If the strike stretches on for months, as the 1988 strike did, the industry could reportedly lose up to $1 billion. However, the impasse between the scribes and producers will set precedents for both groups beyond its staggering loses, Scherf stated.

“Although the total revenues generated by Internet video services remain a tiny percentage of the overall entertainment industry — particularly paling when compared to current box office receipts, DVD rentals and sales, and current television advertising rates — what is occurring on the Internet today is going to be the face of television and entertainment tomorrow in a much more significant way,” he said.

In the future, Scherf noted, many industry observers see the current television model — one dominated by a linear delivery model — shifting to an on-demand model, where the important measurements are not based on a total audience at 8 p.m. Eastern time, but rather a total audience plus the metrics about who chose to watch a certain streaming advertisement associated with the video.

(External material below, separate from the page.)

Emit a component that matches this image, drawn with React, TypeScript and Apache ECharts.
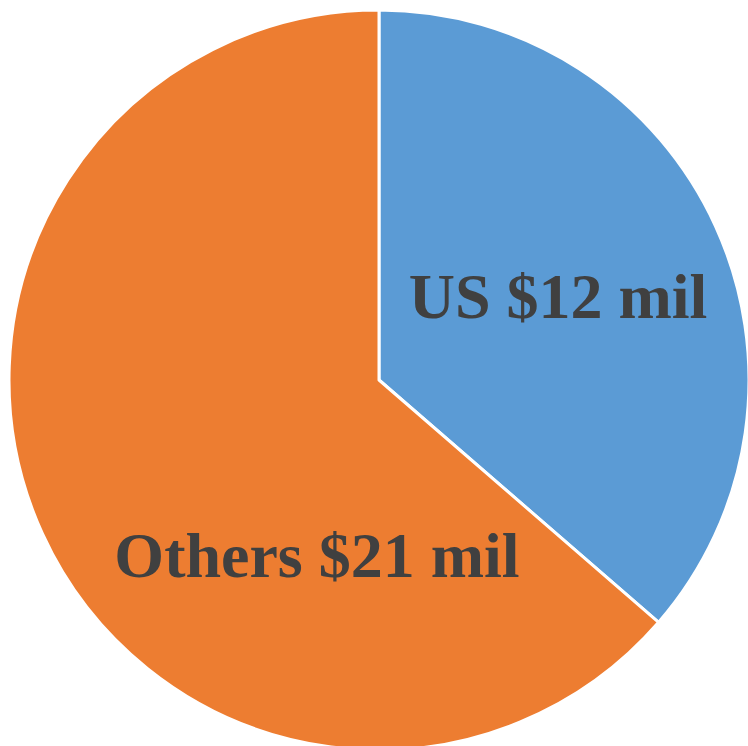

“So, while the stakes are being battled for today are relatively small, the total TV market revenues of tens of billions of dollars will soon be counted in the same way that Internet streams are today. So, getting the precedent of establishing revenue shares per streams is going to keep the writers involved in revenue streams when much more of the TV experience shifts to an ‘Internet-like’ delivery system,” he added.

The principal question for Scherf, however, is whether the eventual agreement will be based on a long-term outlook for the TV industry or just a stop-gap measure.

“A long-term solution is going to take into account the importance of all residuals, including those coming from on-demand, downloaded, streamed and ad-supported revenue streams. It’s going to serve as a precedent for the way the TV industry moves forward in the digital age,” he said.

Viewers, however, will also play a significant role in the negotiations, Dowdell noted.

“The biggest factor here is, what do the masses say? Do the masses rally behind the studios — which is not normally the case — or do they rally behind the writers? The Writer’s Guild has to be careful not to be perceived as every other union out there.”

That will pull the rug out from under the WGA and make it ineffectual as an organization, he said.